Brief: Show all lines that include the string "this"; copy each one.

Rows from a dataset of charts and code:
"""

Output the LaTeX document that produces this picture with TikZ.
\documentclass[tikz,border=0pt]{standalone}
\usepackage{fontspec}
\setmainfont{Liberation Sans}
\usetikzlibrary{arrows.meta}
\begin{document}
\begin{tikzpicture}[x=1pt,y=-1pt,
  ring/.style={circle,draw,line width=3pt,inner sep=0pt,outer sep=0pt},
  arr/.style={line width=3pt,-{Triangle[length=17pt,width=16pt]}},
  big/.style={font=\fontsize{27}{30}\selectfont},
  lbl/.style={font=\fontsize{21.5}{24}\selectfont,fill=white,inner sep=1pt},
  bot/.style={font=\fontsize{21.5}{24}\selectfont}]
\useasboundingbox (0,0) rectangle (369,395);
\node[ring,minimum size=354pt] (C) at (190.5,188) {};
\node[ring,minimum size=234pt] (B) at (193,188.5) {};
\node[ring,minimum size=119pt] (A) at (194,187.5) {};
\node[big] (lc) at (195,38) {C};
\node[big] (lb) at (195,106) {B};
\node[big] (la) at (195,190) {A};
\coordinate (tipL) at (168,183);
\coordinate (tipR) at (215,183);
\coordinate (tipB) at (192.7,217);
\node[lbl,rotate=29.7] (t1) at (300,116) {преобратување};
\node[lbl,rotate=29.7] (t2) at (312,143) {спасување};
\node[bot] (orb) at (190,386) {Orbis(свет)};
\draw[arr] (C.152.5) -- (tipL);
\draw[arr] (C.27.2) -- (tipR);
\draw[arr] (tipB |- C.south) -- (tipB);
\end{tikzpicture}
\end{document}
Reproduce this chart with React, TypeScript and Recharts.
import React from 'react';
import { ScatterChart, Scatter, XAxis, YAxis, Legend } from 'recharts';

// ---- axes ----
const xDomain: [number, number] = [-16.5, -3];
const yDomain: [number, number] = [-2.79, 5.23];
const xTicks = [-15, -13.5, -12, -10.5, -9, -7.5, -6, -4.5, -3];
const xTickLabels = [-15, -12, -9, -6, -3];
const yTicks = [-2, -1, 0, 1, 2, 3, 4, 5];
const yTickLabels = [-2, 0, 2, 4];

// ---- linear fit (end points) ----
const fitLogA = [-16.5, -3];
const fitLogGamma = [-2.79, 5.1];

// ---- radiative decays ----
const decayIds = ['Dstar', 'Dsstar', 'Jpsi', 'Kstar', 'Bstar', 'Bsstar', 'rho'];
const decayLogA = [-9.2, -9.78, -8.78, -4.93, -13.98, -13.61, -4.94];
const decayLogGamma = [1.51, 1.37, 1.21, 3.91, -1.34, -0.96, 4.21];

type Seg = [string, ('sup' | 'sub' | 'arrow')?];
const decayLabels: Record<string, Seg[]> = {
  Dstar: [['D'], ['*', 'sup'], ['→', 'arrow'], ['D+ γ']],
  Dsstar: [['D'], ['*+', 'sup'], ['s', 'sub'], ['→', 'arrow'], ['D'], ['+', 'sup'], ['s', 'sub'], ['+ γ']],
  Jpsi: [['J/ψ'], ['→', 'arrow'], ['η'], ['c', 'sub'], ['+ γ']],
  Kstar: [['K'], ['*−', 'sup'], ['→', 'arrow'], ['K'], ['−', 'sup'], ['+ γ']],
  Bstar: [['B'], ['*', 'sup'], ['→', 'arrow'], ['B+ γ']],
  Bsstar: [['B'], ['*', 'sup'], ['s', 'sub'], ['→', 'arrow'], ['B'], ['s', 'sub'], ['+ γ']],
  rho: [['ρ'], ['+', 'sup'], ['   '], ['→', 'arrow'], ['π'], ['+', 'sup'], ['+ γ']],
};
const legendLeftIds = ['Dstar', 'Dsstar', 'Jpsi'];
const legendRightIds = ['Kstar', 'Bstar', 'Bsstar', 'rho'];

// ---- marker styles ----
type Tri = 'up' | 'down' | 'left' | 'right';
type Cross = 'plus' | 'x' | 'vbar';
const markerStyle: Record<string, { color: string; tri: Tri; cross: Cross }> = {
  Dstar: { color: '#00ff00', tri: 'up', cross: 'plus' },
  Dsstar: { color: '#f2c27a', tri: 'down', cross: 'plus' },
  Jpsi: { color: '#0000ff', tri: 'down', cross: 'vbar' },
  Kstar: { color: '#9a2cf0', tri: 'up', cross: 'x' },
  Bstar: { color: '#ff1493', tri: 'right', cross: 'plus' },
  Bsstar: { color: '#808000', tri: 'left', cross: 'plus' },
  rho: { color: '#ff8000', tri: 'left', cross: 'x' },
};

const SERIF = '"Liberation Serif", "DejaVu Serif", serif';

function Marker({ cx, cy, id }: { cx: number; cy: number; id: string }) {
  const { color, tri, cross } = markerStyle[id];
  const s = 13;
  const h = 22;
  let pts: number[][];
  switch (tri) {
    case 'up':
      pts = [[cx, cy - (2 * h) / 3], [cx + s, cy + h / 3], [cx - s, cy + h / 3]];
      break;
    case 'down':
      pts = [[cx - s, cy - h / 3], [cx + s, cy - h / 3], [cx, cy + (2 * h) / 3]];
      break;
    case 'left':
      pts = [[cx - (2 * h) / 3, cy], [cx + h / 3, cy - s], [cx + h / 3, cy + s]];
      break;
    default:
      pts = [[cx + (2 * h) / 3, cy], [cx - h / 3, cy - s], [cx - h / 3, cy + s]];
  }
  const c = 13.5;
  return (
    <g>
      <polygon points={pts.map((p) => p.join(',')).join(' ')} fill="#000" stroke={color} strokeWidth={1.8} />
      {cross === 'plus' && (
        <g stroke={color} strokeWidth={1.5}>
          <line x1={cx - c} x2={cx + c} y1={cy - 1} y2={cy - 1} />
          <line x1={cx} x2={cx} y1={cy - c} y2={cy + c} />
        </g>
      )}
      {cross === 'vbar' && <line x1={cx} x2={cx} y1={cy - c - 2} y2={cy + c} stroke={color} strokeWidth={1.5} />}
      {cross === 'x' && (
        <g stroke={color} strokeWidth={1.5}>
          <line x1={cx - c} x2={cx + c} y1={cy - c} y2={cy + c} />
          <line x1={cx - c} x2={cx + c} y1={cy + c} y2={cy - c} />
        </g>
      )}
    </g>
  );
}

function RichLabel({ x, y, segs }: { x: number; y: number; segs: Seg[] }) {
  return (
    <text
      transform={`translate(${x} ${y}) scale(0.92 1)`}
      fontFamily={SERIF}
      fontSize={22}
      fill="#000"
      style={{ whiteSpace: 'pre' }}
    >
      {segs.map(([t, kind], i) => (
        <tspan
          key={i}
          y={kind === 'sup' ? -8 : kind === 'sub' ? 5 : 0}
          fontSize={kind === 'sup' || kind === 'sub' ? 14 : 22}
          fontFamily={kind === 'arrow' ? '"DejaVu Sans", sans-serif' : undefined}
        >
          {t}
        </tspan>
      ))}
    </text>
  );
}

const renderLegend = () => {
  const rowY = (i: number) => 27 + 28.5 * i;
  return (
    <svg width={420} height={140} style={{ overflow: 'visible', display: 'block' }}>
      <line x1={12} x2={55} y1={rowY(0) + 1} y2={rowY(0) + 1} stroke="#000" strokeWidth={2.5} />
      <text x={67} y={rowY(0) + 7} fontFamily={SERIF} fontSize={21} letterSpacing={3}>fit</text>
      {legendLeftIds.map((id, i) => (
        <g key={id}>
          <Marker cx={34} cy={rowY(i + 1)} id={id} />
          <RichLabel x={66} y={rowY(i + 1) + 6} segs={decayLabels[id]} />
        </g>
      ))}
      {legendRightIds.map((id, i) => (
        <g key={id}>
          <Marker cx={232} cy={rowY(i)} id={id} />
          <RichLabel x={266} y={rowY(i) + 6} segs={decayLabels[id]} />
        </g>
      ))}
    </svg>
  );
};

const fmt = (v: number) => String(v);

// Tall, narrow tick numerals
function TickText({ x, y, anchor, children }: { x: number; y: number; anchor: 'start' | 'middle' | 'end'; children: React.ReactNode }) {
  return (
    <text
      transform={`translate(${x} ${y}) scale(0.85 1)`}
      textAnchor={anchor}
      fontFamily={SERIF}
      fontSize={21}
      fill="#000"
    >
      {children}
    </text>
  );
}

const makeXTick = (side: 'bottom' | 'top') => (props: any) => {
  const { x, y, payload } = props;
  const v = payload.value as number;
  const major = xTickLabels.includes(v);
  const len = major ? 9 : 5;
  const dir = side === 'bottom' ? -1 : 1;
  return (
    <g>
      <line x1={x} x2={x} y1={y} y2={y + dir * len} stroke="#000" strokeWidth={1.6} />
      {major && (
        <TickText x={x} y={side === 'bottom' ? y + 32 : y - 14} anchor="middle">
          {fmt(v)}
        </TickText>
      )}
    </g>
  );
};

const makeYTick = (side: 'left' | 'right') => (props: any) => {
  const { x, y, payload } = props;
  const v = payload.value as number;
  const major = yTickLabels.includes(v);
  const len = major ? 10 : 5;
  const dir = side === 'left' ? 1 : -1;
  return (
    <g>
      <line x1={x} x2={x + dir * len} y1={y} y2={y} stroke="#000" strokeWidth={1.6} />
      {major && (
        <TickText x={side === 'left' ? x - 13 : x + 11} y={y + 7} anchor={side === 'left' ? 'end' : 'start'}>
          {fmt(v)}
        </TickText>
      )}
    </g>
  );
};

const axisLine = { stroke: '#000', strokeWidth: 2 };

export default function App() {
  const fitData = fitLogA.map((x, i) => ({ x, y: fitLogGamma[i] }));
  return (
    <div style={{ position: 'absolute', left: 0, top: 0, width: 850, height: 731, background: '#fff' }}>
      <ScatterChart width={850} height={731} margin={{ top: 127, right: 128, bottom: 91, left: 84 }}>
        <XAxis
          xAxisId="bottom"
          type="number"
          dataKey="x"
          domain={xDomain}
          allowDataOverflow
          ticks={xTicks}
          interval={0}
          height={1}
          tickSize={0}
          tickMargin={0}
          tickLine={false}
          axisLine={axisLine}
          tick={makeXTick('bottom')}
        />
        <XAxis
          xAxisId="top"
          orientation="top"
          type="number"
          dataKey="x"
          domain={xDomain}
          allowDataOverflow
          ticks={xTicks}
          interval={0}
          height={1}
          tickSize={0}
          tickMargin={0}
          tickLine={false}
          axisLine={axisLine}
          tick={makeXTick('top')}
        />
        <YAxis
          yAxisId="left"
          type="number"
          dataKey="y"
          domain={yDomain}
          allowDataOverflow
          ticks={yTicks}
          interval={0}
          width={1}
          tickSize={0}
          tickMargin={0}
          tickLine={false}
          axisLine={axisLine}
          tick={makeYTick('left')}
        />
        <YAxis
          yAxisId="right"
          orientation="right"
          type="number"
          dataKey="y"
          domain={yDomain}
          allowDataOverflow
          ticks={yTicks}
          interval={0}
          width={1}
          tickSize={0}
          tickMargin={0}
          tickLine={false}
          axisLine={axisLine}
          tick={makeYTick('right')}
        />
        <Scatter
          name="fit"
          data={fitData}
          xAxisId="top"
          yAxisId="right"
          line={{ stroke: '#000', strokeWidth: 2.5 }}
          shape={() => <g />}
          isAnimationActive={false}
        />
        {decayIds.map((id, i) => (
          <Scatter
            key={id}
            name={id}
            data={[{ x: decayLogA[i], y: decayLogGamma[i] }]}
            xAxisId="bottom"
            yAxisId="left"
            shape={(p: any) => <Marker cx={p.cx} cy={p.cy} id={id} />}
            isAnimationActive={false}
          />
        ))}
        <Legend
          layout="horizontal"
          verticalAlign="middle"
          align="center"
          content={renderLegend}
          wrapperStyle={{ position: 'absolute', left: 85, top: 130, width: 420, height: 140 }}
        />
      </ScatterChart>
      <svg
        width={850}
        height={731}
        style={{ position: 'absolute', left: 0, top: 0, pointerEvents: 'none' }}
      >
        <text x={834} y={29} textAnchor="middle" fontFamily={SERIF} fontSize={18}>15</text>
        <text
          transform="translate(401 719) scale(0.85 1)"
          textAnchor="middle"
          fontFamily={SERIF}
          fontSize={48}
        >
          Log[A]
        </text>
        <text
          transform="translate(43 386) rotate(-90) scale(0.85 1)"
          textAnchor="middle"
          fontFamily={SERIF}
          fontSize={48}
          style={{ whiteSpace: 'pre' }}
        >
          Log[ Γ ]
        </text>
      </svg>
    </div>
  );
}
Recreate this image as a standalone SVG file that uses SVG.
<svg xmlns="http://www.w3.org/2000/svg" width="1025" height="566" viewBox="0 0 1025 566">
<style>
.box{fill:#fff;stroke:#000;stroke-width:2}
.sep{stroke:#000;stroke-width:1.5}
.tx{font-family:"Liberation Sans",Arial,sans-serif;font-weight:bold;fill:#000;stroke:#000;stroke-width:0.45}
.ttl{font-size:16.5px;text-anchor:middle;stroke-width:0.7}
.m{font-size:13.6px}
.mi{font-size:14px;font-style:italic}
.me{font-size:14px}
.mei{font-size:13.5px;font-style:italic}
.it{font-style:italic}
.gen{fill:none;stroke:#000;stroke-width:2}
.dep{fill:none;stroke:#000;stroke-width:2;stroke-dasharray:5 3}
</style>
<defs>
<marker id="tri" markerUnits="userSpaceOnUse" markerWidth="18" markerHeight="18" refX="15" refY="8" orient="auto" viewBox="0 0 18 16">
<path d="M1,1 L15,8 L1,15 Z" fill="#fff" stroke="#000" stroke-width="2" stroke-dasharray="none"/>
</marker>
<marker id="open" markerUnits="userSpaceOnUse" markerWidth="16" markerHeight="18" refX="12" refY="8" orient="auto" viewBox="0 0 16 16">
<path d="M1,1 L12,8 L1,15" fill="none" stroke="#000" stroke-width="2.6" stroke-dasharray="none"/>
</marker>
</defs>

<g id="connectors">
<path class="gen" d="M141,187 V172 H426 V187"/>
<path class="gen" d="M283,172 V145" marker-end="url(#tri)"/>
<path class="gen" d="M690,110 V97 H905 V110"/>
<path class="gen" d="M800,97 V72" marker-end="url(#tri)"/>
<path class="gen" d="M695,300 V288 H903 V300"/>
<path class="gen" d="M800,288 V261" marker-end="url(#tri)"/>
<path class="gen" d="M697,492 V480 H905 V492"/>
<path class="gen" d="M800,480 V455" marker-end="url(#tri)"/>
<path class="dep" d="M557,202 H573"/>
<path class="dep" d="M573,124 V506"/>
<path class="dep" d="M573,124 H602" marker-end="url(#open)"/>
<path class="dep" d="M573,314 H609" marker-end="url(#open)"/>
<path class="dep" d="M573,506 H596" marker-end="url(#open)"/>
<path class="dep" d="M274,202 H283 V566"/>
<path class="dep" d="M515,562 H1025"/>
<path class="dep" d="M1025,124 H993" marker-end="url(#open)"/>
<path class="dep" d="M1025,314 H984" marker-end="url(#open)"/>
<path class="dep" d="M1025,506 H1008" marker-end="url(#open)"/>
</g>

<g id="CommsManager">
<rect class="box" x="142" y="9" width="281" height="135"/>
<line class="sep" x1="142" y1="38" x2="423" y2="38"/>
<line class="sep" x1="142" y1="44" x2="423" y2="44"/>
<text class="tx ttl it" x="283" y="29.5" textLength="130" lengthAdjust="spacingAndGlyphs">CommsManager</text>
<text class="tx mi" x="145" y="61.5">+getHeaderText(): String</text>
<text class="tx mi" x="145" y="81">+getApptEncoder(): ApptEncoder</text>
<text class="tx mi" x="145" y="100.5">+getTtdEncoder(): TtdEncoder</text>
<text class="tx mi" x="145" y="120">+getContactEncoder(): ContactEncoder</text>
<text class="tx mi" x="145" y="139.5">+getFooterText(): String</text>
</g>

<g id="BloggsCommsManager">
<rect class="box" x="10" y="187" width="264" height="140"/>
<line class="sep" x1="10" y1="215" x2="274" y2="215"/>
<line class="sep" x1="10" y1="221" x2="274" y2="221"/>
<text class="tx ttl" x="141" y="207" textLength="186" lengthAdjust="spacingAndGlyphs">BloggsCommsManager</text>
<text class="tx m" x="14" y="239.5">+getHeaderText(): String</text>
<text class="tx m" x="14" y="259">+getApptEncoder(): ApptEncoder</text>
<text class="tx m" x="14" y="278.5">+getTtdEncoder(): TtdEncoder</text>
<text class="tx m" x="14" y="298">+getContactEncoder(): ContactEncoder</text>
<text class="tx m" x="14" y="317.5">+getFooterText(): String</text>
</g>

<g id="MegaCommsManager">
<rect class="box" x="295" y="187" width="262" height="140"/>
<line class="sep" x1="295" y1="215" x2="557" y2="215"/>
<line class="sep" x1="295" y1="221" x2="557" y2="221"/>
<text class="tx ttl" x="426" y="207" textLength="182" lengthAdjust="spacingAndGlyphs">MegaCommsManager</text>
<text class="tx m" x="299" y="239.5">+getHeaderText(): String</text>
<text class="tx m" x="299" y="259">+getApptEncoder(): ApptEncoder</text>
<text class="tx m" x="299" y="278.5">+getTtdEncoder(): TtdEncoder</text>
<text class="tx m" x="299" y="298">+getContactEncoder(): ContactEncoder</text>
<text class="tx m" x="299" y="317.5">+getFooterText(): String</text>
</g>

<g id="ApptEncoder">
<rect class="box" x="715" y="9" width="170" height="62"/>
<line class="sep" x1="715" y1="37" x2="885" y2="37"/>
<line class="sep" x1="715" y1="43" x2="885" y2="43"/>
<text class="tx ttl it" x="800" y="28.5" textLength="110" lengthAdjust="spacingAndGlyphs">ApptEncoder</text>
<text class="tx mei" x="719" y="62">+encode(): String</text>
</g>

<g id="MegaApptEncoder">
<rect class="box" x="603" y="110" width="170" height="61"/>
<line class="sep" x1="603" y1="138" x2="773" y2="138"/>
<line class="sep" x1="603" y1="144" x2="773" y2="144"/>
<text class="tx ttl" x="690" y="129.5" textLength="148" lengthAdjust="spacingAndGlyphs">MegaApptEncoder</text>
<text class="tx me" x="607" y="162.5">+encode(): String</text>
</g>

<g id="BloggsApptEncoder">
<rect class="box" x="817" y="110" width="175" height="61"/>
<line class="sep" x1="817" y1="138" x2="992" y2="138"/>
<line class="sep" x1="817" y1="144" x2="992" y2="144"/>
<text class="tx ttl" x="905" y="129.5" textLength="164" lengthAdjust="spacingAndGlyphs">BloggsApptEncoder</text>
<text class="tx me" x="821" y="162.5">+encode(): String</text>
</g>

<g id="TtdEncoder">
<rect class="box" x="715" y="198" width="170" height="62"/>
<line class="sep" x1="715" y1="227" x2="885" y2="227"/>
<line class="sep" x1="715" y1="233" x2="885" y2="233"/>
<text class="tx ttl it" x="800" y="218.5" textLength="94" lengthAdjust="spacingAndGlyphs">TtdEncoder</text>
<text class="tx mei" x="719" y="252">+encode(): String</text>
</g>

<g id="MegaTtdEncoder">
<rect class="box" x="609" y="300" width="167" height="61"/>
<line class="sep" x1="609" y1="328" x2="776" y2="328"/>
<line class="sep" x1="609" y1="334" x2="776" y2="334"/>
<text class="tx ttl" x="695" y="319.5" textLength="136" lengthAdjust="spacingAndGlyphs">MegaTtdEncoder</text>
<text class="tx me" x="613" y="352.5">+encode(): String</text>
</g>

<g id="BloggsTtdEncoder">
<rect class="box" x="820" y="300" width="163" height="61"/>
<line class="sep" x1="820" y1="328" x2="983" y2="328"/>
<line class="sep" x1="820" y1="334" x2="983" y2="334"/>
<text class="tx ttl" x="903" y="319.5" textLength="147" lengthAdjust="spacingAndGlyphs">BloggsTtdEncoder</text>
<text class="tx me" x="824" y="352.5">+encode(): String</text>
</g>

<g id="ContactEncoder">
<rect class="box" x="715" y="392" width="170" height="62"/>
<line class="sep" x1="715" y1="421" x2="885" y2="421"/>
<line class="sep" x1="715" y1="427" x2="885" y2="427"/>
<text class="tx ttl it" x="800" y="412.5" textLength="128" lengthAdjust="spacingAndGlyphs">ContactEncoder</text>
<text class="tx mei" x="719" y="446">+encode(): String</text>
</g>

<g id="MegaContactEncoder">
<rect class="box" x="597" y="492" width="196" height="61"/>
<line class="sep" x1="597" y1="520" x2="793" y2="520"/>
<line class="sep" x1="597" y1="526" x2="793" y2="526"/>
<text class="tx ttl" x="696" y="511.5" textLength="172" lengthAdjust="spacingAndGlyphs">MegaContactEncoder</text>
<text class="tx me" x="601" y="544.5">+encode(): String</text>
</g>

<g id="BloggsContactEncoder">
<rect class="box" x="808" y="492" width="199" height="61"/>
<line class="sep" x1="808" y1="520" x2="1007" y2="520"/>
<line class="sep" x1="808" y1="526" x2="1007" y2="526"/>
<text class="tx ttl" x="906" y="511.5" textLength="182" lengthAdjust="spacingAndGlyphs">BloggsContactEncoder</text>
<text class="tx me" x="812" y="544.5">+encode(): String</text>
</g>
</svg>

"""

Task answer:
Output the LaTeX document that produces this picture with TikZ.
Reproduce this chart with React, TypeScript and Recharts.
Recreate this image as a standalone SVG file that uses SVG.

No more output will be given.